Yesterday’s release of the minutes of the Federal Open Market Committee meeting in December revealed very little new information on the Fed’s overall monetary policy stance. The headline statement was that “the Committee judges that it can be patient in beginning to normalize the stance of monetary policy.”

Translation: We’re not doing anything different for now.

But the report included both good and bad news regarding the Fed’s overall reach into financial markets. The bad news is that the Fed has extended its experimental Overnight Reverse Repurchase (ON RRP) facility for another year.

As pointed out previously, this program turns the Fed into a borrower of last resort as opposed to merely a lender of last resort. If the program is made permanent, money market firms will have a ready-made place to park their cash for a risk-free return.

In the event of market turmoil, money market funds would have absolutely no reason to buy, for example, the commercial paper of the non-financial firms (such as PepsiCo and Home Depot) they normally buy. One unintended consequence of the ON RRP, therefore, would be to divert funds away from non-financial firms.

The good news?

The Fed appears to have shelved an experiment called “segregated cash accounts,” another program that would have further entrenched the Fed’s role in financial markets. These accounts would have allowed the Fed to expand deposit insurance beyond the FDIC insured limit of $250,000.

Commercial banks’ customers with more than $250,000 in their bank account would have been able to deposit cash directly in a Federal Reserve district bank via a “segregated” account. If the commercial bank then failed, the money in the segregated account would have remained safe.

The Fed had been pushing both of these ideas as a necessary policy tool during these supposedly unusual times, but that defense is as feeble as the ideas are dangerous.

To begin with, federally insuring deposits may sound great to policymakers, but it introduces moral hazard into the banking system. The ability to attract deposits no longer reflects banks’ true risk exposure, which produces an incentive to take more risk.

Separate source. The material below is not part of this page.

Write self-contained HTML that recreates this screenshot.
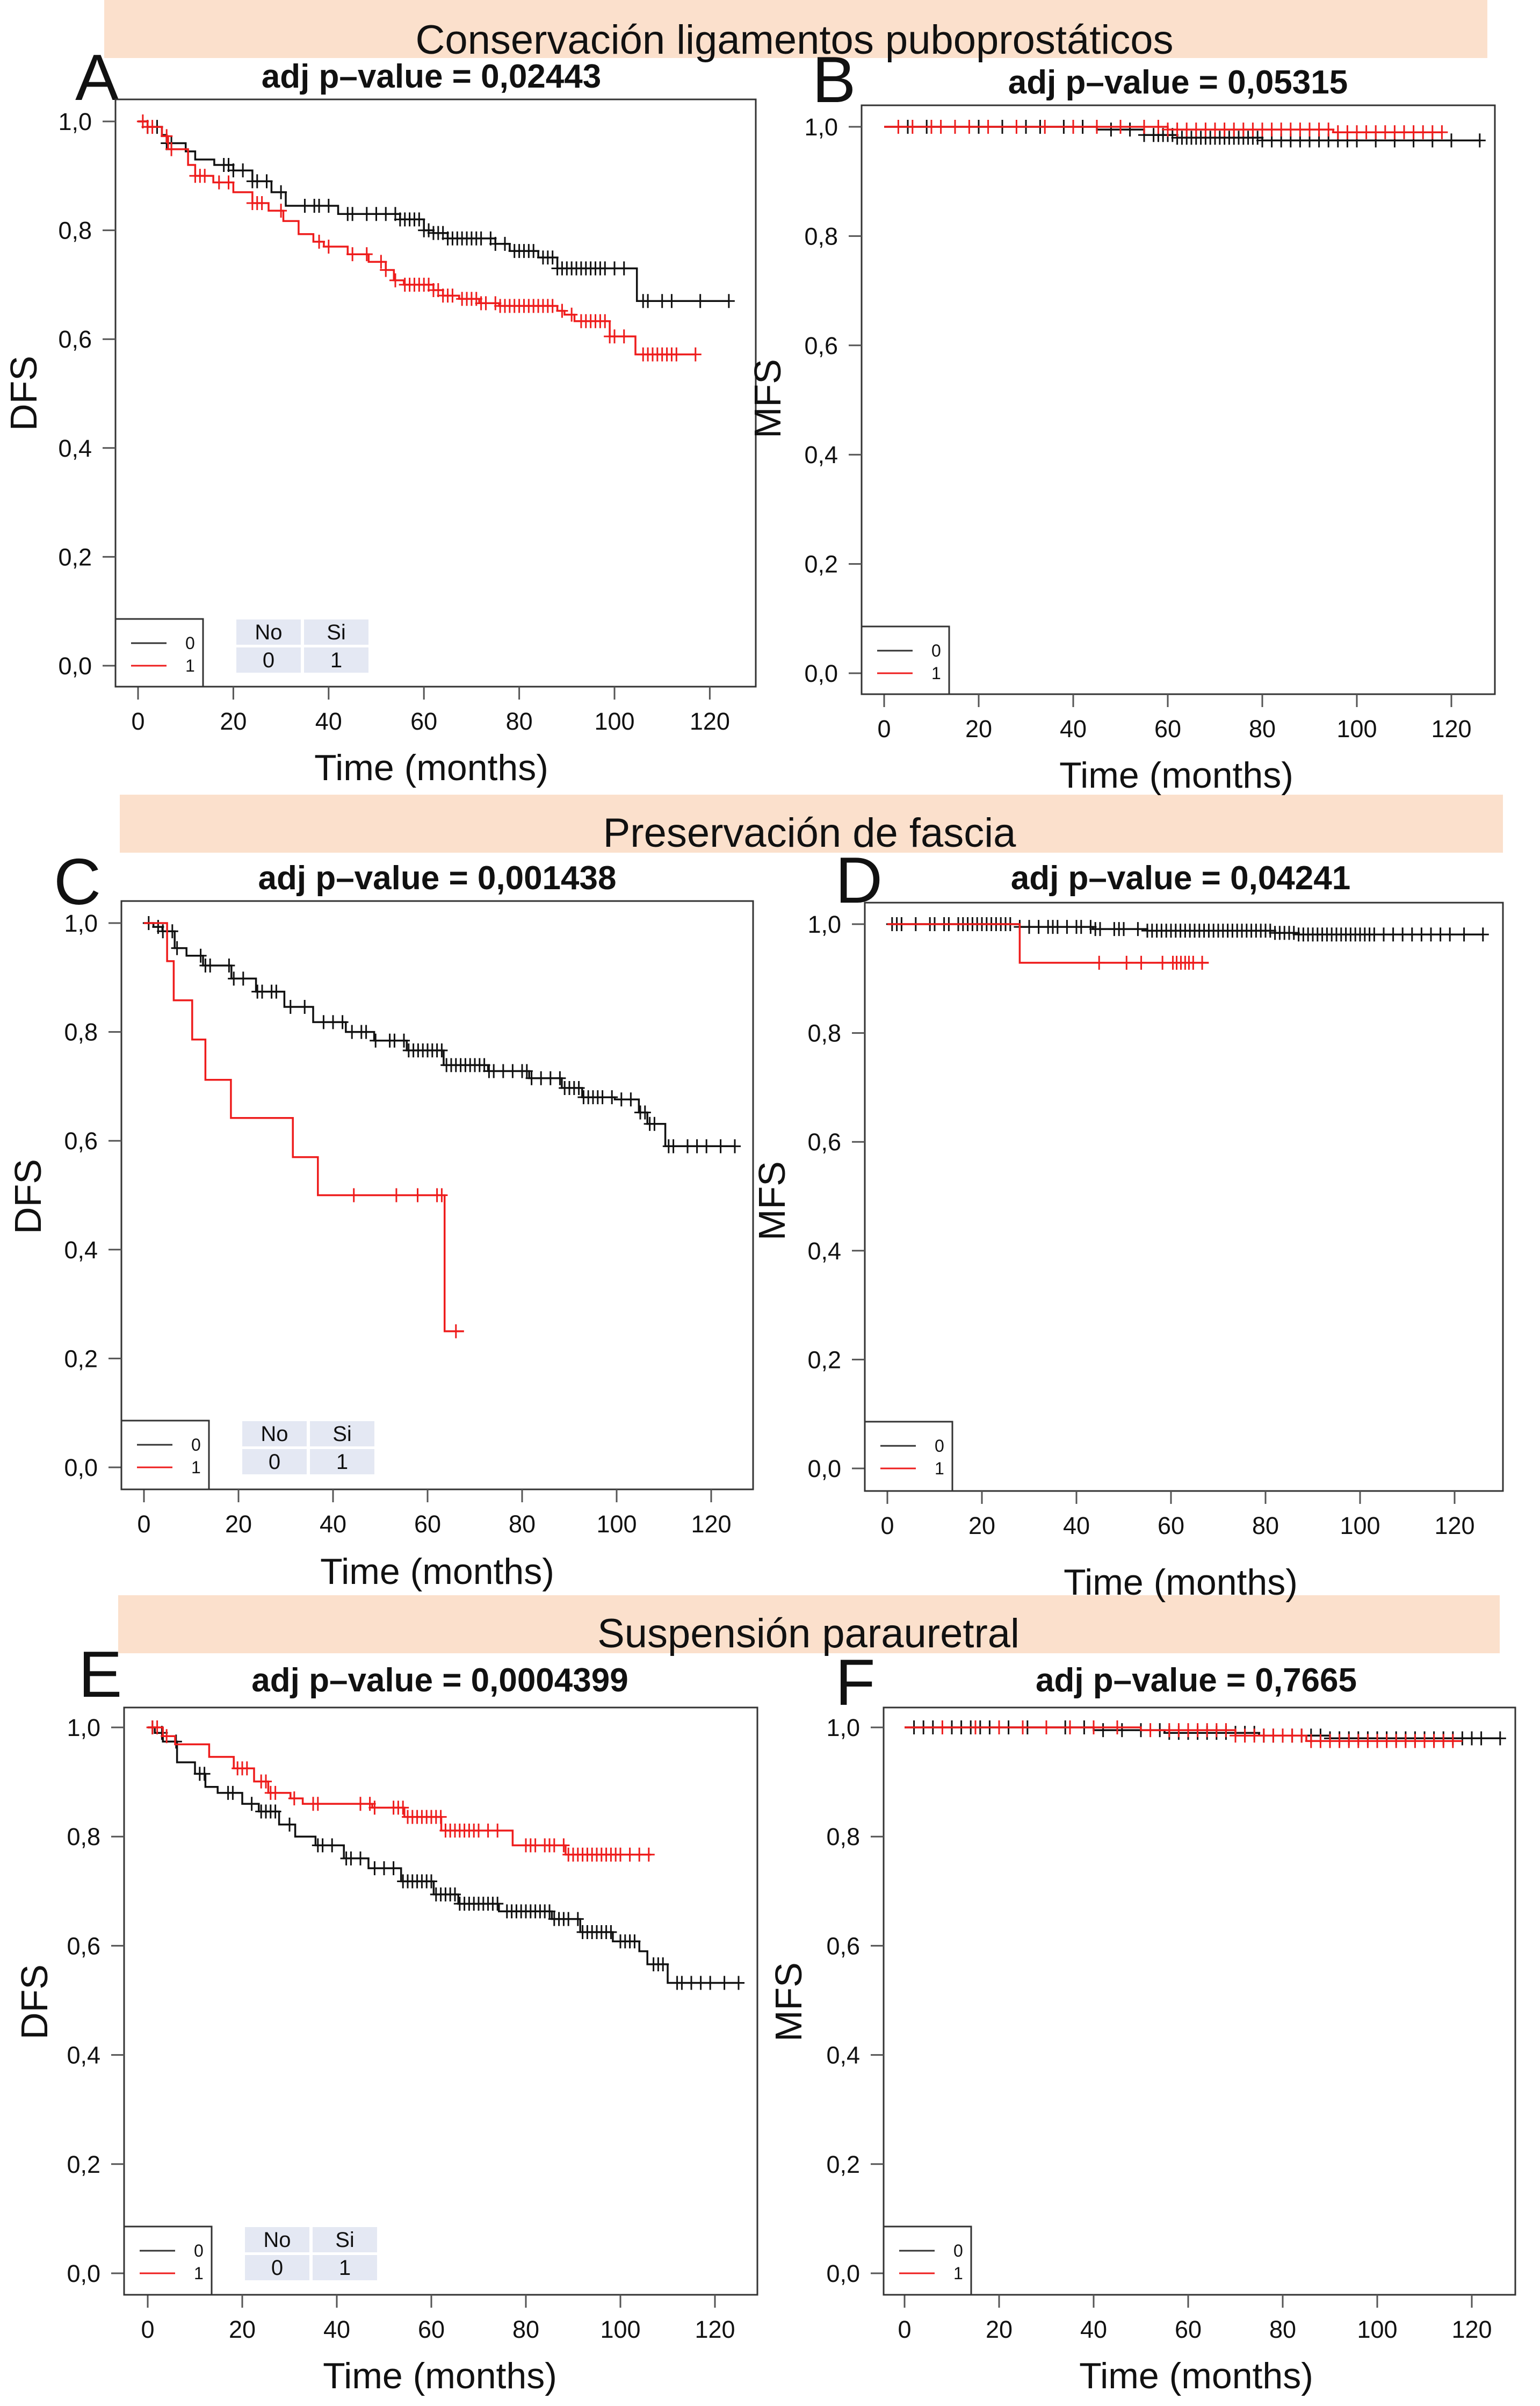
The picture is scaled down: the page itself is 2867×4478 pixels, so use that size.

Expanding federal insurance against financial loss is all but certain to make the financial system less stable, even if it’s done via the Federal Reserve.

In general, the problem is that these types of programs create more “safe” assets for large investors and put taxpayers on the hook for losses. The more of these kinds of investments the government creates—even if it does so via the Federal Reserve—the more it reduces investment in private markets and the more it distorts asset prices.

At the very least, these Fed programs will magnify any rush out of private capital markets during a crisis, at exactly the time the funds are most needed in private markets. Some policymakers want us to believe that extending these types of policies even further will prevent future crises, but historical evidence suggests otherwise.

To begin, investment banks were assured emergency access to Federal Reserve credit in 1991, almost two full decades prior to the crisis. Second, the pre-2008 trend was that the U.S. government was guaranteeing (and making) more loans—not fewer. There is also the Fed’s long history of direct lending to potentially insolvent firms.

The truth is that free enterprise tends to function nicely when individuals risk losing money in the hope of making a profit. The possibility of loss tempers their actions.

When the government takes loss out of the equation, it guarantees profits to a few on the backs of taxpayers. Nobody should be surprised that this process resulted in highly leveraged financial firms.

If Congress really wants to stabilize markets and protect taxpayers, it will minimize the Fed’s reach into markets. A great start would be as follows.

More broadly, Congress has to allow financial firms to assume the risk of their operations, as should be the case with any businesses in any sector of the economy. If expanding taxpayer protection to investors really did stabilize financial markets, we wouldn’t be having this debate right now.